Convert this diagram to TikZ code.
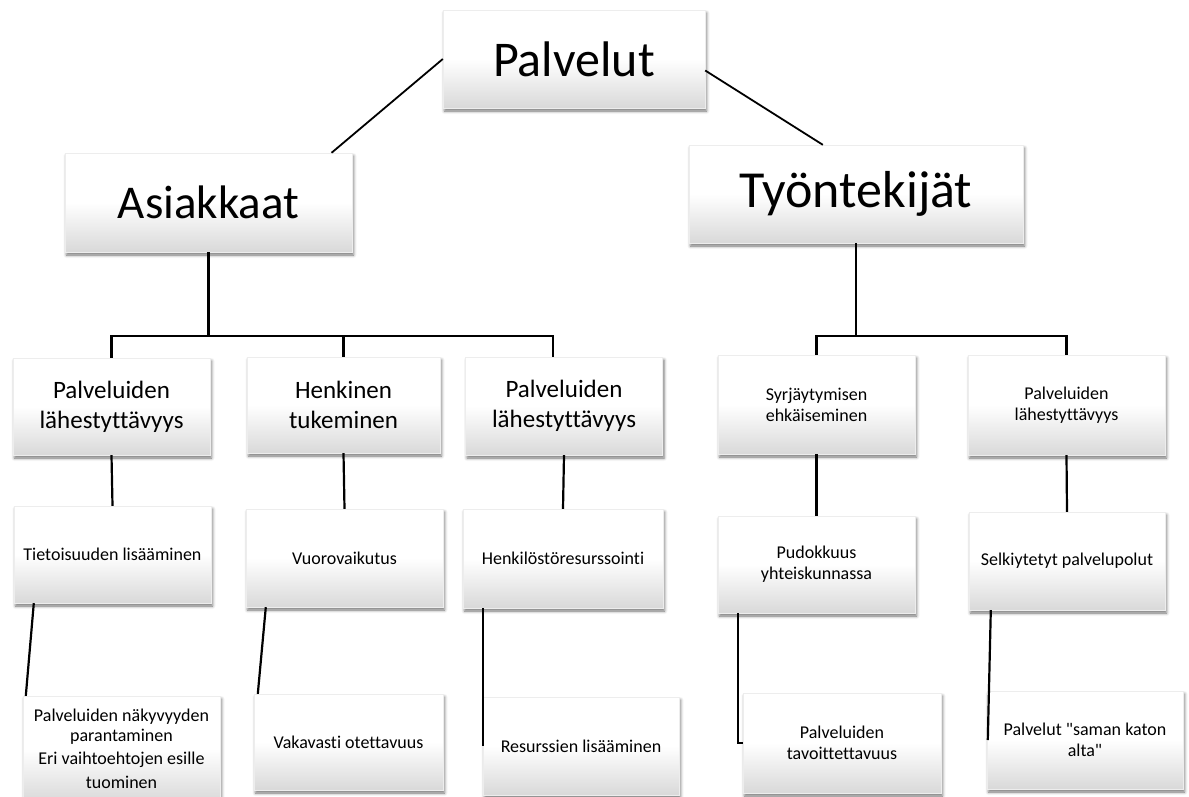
\documentclass[tikz,border=0pt]{standalone}
\usepackage{fontspec}
\setmainfont{Carlito}[Ligatures={TeXOff,CommonOff}]
\usetikzlibrary{shadows,shadows.blur}
\begin{document}
\begin{tikzpicture}[x=1pt,y=-1pt,
  box/.style={shading=axis,top color=white,bottom color=black!15,middle color=white,
    draw=black!7,line width=.4pt,align=center,inner sep=2pt,
    minimum width=197pt,minimum height=98pt,
    blur shadow={shadow xshift=1.5pt,shadow yshift=-3pt,shadow blur radius=3pt,shadow opacity=55}},
  big/.style={box,font=\fontsize{50}{60}\selectfont},
  mid/.style={box,font=\fontsize{25}{30}\selectfont},
  small/.style={box,font=\fontsize{18}{21}\selectfont},
  link/.style={line width=2.2pt}]
\useasboundingbox (0,0) rectangle (1189,796);
\node[big,minimum width=262pt] (pal) at (574,59) {Palvelut};
\node[big,font=\fontsize{47}{56}\selectfont,minimum width=287pt,minimum height=99pt] (asi) at (208.5,202.5) {Asiakkaat};
\node[big,font=\fontsize{52}{62}\selectfont,minimum width=334pt] (tyo) at (856,194) {Työntekijät};
\node[mid,minimum height=97pt] (a1) at (111.5,406.5) {Palveluiden\\lähestyttävyys};
\node[mid,minimum width=193pt,minimum height=96pt] (a2) at (343.5,405) {Henkinen\\tukeminen};
\node[mid] (a3) at (564,406) {Palveluiden\\lähestyttävyys};
\node[small,minimum height=99pt] (b1) at (816.5,404.5) {Syrjäytymisen\\ehkäiseminen};
\node[small,minimum height=100pt] (b2) at (1066.5,405) {Palveluiden\\lähestyttävyys};
\node[small,minimum height=97pt] (c1) at (112.5,554.5) {Tietoisuuden lisääminen};
\node[small] (c2) at (344.5,558) {Vuorovaikutus};
\node[small,minimum width=200pt,minimum height=99pt] (c3) at (563,558.5) {Henkilöstöresurssointi};
\node[small,minimum height=97pt] (c4) at (816.5,564.5) {Pudokkuus\\yhteiskunnassa};
\node[small,minimum width=196pt] (c5) at (1067,561) {Selkiytetyt palvelupolut};
\node[small,minimum height=106pt,font=\fontsize{18}{20}\selectfont] (d1) at (121.5,749)
  {Palveluiden näkyvyyden\\parantaminen\\[3pt]Eri vaihtoehtojen esille\\[4pt]tuominen};
\node[small,minimum width=189pt,minimum height=96pt] (d2) at (348.5,742) {Vakavasti otettavuus};
\node[small,minimum width=196pt] (d3) at (581,746) {Resurssien lisääminen};
\node[small,minimum width=198pt,minimum height=100pt] (d4) at (842,743) {Palveluiden\\tavoittettavuus};
\node[small,minimum width=196pt] (d5) at (1085,740) {Palvelut "saman katon\\alta"};
\coordinate (asiJ) at (208.5,336);
\coordinate (tyoJ) at (856,336);
\draw[link,line width=1.8pt] (pal.west) -- (asi.22.5);
\draw[link,line width=1.8pt] (pal.-5) -- (tyo.124);
\draw[link] (asi.south) -- (asiJ);
\draw[link] (a1.north) |- (asiJ) -| (a3.103);
\draw[link] (a2.north) -- (a2.north |- asiJ);
\draw[link] (tyo.south) -- (tyoJ);
\draw[link] (b1.north) |- (tyoJ) -| (b2.north);
\draw[link] (a1.south) -- (c1.north);
\draw[link] (a2.south) -- (c2.north);
\draw[link] (a3.south) -- (c3.north);
\draw[link] (b1.south) -- (c4.north);
\draw[link] (b2.south) -- (c5.north);
\draw[link] ([xshift=20pt]c1.south west) -- ([xshift=3pt]d1.north west);
\draw[link] ([xshift=20pt]c2.south west) -- ([xshift=4pt]d2.north west);
\draw[link] ([xshift=20pt]c3.south west) -- (d3.west);
\draw[link] ([xshift=20pt]c4.south west) |- (d4.west);
\draw[link] ([xshift=22pt]c5.south west) -- ([xshift=1pt]d5.west);
\end{tikzpicture}
\end{document}
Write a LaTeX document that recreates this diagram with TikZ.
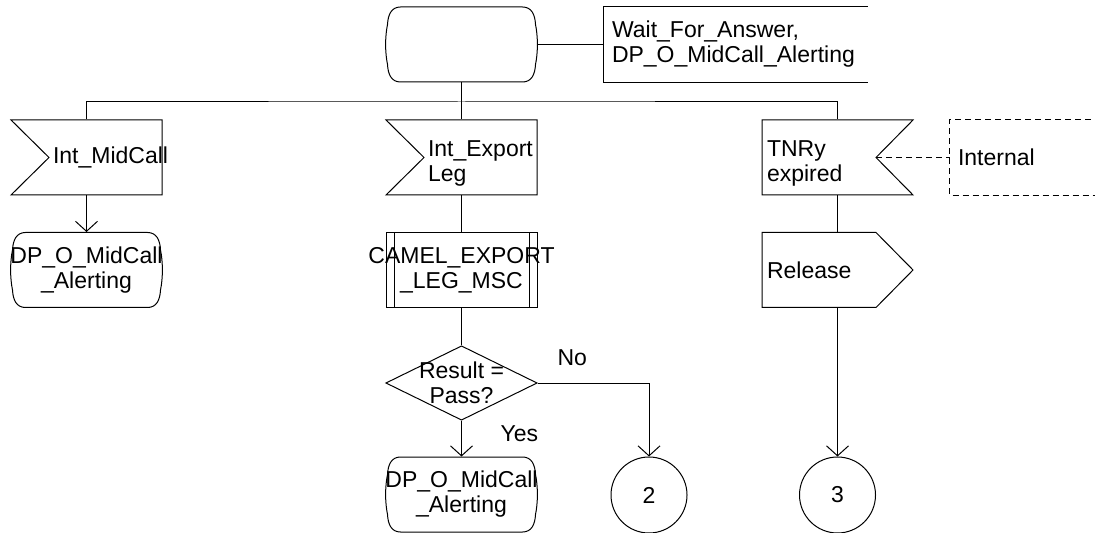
\documentclass[tikz,border=0pt]{standalone}
\usepackage{fontspec}
\setmainfont{Liberation Sans}
\usetikzlibrary{calc,arrows.meta}
\hyphenpenalty=10000
\hfuzz=300pt
\tikzset{sym/.style={minimum width=75.5pt, minimum height=37.5pt, inner sep=0pt, align=center},
  sigin/.style={sym, align=left, text width=33.5pt},
  sigtx/.style={sym, align=left, text width=70.5pt},
  lower/.style={text height=13.4pt},
  note/.style={minimum height=37.5pt, inner sep=0pt, align=left},
  lbl/.style={inner sep=0pt, anchor=base west},
  dashline/.style={dash pattern=on 3pt off 2pt},
  arr/.style={-{Straight Barb[length=5pt,width=11pt]}}}

% outlines of the SDL symbols, drawn round the centre of a node
\newcommand\stateshape[1]{%
  \draw ($(#1)+(-61,-37.5)$) -- ($(#1)+(61,-37.5)$)
    .. controls ($(#1)+(70,-37.5)$) and ($(#1)+(73.5,-30)$) .. ($(#1)+(74,-20)$)
    .. controls ($(#1)+(76.5,-8)$) and ($(#1)+(76.5,8)$) .. ($(#1)+(74,20)$)
    .. controls ($(#1)+(73.5,30)$) and ($(#1)+(70,37.5)$) .. ($(#1)+(61,37.5)$)
    -- ($(#1)+(-61,37.5)$)
    .. controls ($(#1)+(-70,37.5)$) and ($(#1)+(-73.5,30)$) .. ($(#1)+(-74,20)$)
    .. controls ($(#1)+(-76.5,8)$) and ($(#1)+(-76.5,-8)$) .. ($(#1)+(-74,-20)$)
    .. controls ($(#1)+(-73.5,-30)$) and ($(#1)+(-70,-37.5)$) .. ($(#1)+(-61,-37.5)$) -- cycle;}
\newcommand\inleft[1]{%
  \draw ($(#1)+(-75.5,-37.5)$) -- ($(#1)+(75.5,-37.5)$) -- ($(#1)+(75.5,37.5)$)
    -- ($(#1)+(-75.5,37.5)$) -- ($(#1)+(-37.5,0)$) -- cycle;}
\newcommand\inright[1]{%
  \draw ($(#1)+(-75.5,-37.5)$) -- ($(#1)+(75.5,-37.5)$) -- ($(#1)+(38.5,0)$)
    -- ($(#1)+(75.5,37.5)$) -- ($(#1)+(-75.5,37.5)$) -- cycle;}
\newcommand\outshape[1]{%
  \draw ($(#1)+(-75.5,-37.5)$) -- ($(#1)+(38.5,-37.5)$) -- ($(#1)+(75.5,0)$)
    -- ($(#1)+(38.5,37.5)$) -- ($(#1)+(-75.5,37.5)$) -- cycle;}
\newcommand\procshape[1]{%
  \draw ($(#1)+(-75.5,-37.5)$) rectangle ($(#1)+(75.5,37.5)$)
    ($(#1)+(-67.5,-37.5)$) -- ($(#1)+(-67.5,37.5)$)
    ($(#1)+(67.5,-37.5)$) -- ($(#1)+(67.5,37.5)$);}
\newcommand\decshape[1]{%
  \draw ($(#1)+(0,-37)$) -- ($(#1)+(75.5,0)$) -- ($(#1)+(0,37)$)
    -- ($(#1)+(-75.5,0)$) -- cycle;}

\begin{document}
\begin{tikzpicture}[x=0.5pt, y=-0.5pt, line width=0.5pt, font=\fontsize{11.5}{12.5}\selectfont]
  \useasboundingbox (0,0) rectangle (1095,533);

  \node at (461.5,44.5) [sym] (top) {};
  \node at (735.5,44.5) [note, minimum width=131.5pt, text width=123.5pt] (cmt)
    {Wait\_For\_Answer,\\DP\_O\_MidCall\_Alerting};
  \stateshape{top}
  \draw (cmt.north east) -- (cmt.north west) -- (cmt.south west) -- (cmt.south east);
  \draw (top.east) -- (cmt.west);

  \node at (86.5,157.5) [sigin] (midcall) {Int\_MidCall};
  \node at (461.5,157.5) [sigin, lower] (export) {Int\_Export\\Leg};
  \node at (837.5,157.5) [sigtx, lower] (tnry) {TNRy\\expired};
  \node at (1050,157.5) [note, minimum width=100pt, text width=92pt] (intl) {Internal};
  \inleft{midcall}
  \inleft{export}
  \inright{tnry}
  \draw[dashline] (intl.north east) -- (intl.north west) -- (intl.south west) -- (intl.south east);
  \coordinate (tnrytip) at ($(tnry)+(38.5,0)$);
  \draw[dashline] (tnrytip) -- (intl.west);

  \coordinate (bus) at (461.5,102);
  \draw (midcall.north) |- (bus) -| (tnry.north);
  \draw (top.south) -- (export.north);

  \node at (86.5,270) [sym] (dp1) {DP\_O\_MidCall\\\_Alerting};
  \node at (461.5,270) [sym] (camel) {CAMEL\_EXPORT\\\_LEG\_MSC};
  \node at (837.5,270) [sigtx] (release) {Release};
  \stateshape{dp1}
  \procshape{camel}
  \outshape{release}

  \node at (461.5,383) [sym] (dec) {Result =\\Pass?};
  \decshape{dec}
  \node[lbl] (no) at (557,365) {No};
  \node[lbl] (yes) at (500,441) {Yes};

  \node at (461.5,494.5) [sym] (dp2) {DP\_O\_MidCall\\\_Alerting};
  \stateshape{dp2}
  \node at (649,495) [circle, draw, minimum size=38pt, inner sep=0pt] (c2) {2};
  \node at (837.5,495) [circle, draw, minimum size=38pt, inner sep=0pt] (c3) {3};

  \draw[arr] (midcall.south) -- (dp1.north);
  \draw (export.south) -- (camel.north);
  \draw (camel.south) -- (dec.north);
  \draw[arr] (dec.south) -- (dp2.north);
  \draw[arr] (dec.east) -| (c2.north);
  \draw (tnry.south) -- (release.north);
  \draw[arr] (release.south) -- (c3.north);
\end{tikzpicture}
\end{document}
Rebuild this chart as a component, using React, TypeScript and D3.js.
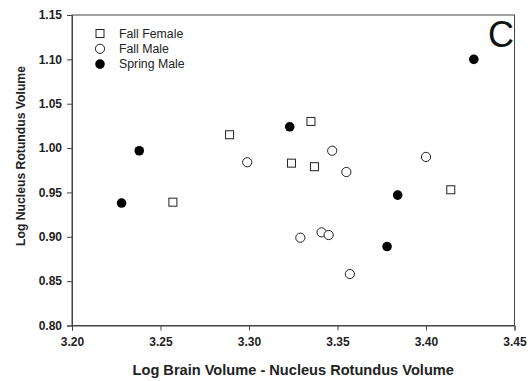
import React, { useRef, useEffect } from "react";
import * as d3 from "d3";

// values
const fallFemaleX = [3.257, 3.289, 3.324, 3.335, 3.337, 3.414];
const fallFemaleY = [0.939, 1.015, 0.983, 1.030, 0.979, 0.953];

const fallMaleX = [3.299, 3.329, 3.341, 3.345, 3.347, 3.355, 3.357, 3.400];
const fallMaleY = [0.984, 0.899, 0.905, 0.902, 0.997, 0.973, 0.858, 0.990];

const springMaleX = [3.228, 3.238, 3.323, 3.378, 3.384, 3.427];
const springMaleY = [0.938, 0.997, 1.024, 0.889, 0.947, 1.100];

const xTicks = [3.2, 3.25, 3.3, 3.35, 3.4, 3.45];
const yTicks = [0.8, 0.85, 0.9, 0.95, 1.0, 1.05, 1.1, 1.15];
const legendLabels = ["Fall Female", "Fall Male", "Spring Male"];

const App = () => {
    const svgRef = useRef(null);
    const width = 528;
    const height = 381;
    const left = 72, right = 514.5, top = 15, bottom = 325.5;
    const axisColor = "#444";
    const font = "Liberation Sans, Arial, sans-serif";

    useEffect(() => {
        const svg = d3.select(svgRef.current);
        svg.selectAll("*").remove();

        const x = d3.scaleLinear().domain([3.2, 3.45]).range([left, right]);
        const y = d3.scaleLinear().domain([0.8, 1.15]).range([bottom, top]);

        svg.append("rect")
            .attr("width", width).attr("height", height).attr("fill", "#fff");

        // frame
        svg.append("rect")
            .attr("x", left).attr("y", top)
            .attr("width", right - left).attr("height", bottom - top)
            .attr("fill", "none").attr("stroke", axisColor).attr("stroke-width", 1);

        const xAxis = svg.append("g")
            .attr("transform", `translate(0,${bottom})`)
            .call(d3.axisBottom(x).tickValues(xTicks).tickFormat(d3.format(".2f")).tickSizeOuter(0).tickSize(5).tickPadding(7));
        const yAxis = svg.append("g")
            .attr("transform", `translate(${left},0)`)
            .call(d3.axisLeft(y).tickValues(yTicks).tickFormat(d3.format(".2f")).tickSizeOuter(0).tickSize(5).tickPadding(5));

        [xAxis, yAxis].forEach(g => {
            g.select(".domain").attr("stroke", axisColor);
            g.selectAll(".tick line").attr("stroke", axisColor);
            g.selectAll(".tick text")
                .attr("fill", "#222")
                .style("font-family", font)
                .style("font-size", "12px")
                .style("font-weight", "bold");
        });

        // axis titles
        svg.append("text")
            .attr("x", (left + right) / 2).attr("y", 375)
            .attr("text-anchor", "middle")
            .style("font-family", font).style("font-size", "14.6px").style("font-weight", "bold")
            .attr("fill", "#222")
            .text("Log Brain Volume - Nucleus Rotundus Volume");
        svg.append("text")
            .attr("transform", `translate(24.5,156) rotate(-90)`)
            .attr("text-anchor", "middle")
            .style("font-family", font).style("font-size", "12.2px").style("font-weight", "bold")
            .attr("fill", "#222")
            .text("Log Nucleus Rotundus Volume");

        // panel letter
        svg.append("text")
            .attr("x", 514).attr("y", 47)
            .attr("text-anchor", "end")
            .style("font-family", font).style("font-size", "36px")
            .attr("fill", "#111")
            .text("C");

        const pts = svg.append("g");
        pts.selectAll("rect.ff")
            .data(fallFemaleX.map((d, i) => [d, fallFemaleY[i]]))
            .join("rect")
            .attr("class", "ff")
            .attr("x", d => x(d[0]) - 4).attr("y", d => y(d[1]) - 4)
            .attr("width", 8).attr("height", 8)
            .attr("fill", "#fff").attr("stroke", "#222").attr("stroke-width", 1);
        pts.selectAll("circle.fm")
            .data(fallMaleX.map((d, i) => [d, fallMaleY[i]]))
            .join("circle")
            .attr("class", "fm")
            .attr("cx", d => x(d[0])).attr("cy", d => y(d[1])).attr("r", 4.6)
            .attr("fill", "#fff").attr("stroke", "#222").attr("stroke-width", 1);
        pts.selectAll("circle.sm")
            .data(springMaleX.map((d, i) => [d, springMaleY[i]]))
            .join("circle")
            .attr("class", "sm")
            .attr("cx", d => x(d[0])).attr("cy", d => y(d[1])).attr("r", 4.8)
            .attr("fill", "#000");

        // legend
        const lg = svg.append("g");
        legendLabels.forEach((label, i) => {
            const cy = 33.5 + i * 15.3;
            if (i === 0) {
                lg.append("rect").attr("x", 96).attr("y", cy - 4).attr("width", 8).attr("height", 8)
                    .attr("fill", "#fff").attr("stroke", "#222");
            } else if (i === 1) {
                lg.append("circle").attr("cx", 100).attr("cy", cy).attr("r", 4.6)
                    .attr("fill", "#fff").attr("stroke", "#222");
            } else {
                lg.append("circle").attr("cx", 100).attr("cy", cy).attr("r", 4.8).attr("fill", "#000");
            }
            lg.append("text")
                .attr("x", 119).attr("y", cy + 4.3)
                .style("font-family", font).style("font-size", "12.3px")
                .attr("fill", "#222")
                .text(label);
        });
    }, []);

    return (
        <svg ref={svgRef} width={width} height={height}
             style={{ position: "absolute", left: 0, top: 0 }} />
    );
};

export default App;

# # # # #

Gather all lines with the string "this" from the data.

Convert this diagram to TikZ code.
Write a LaTeX document that recreates this diagram with TikZ.
Rebuild this chart as a component, using React, TypeScript and D3.js.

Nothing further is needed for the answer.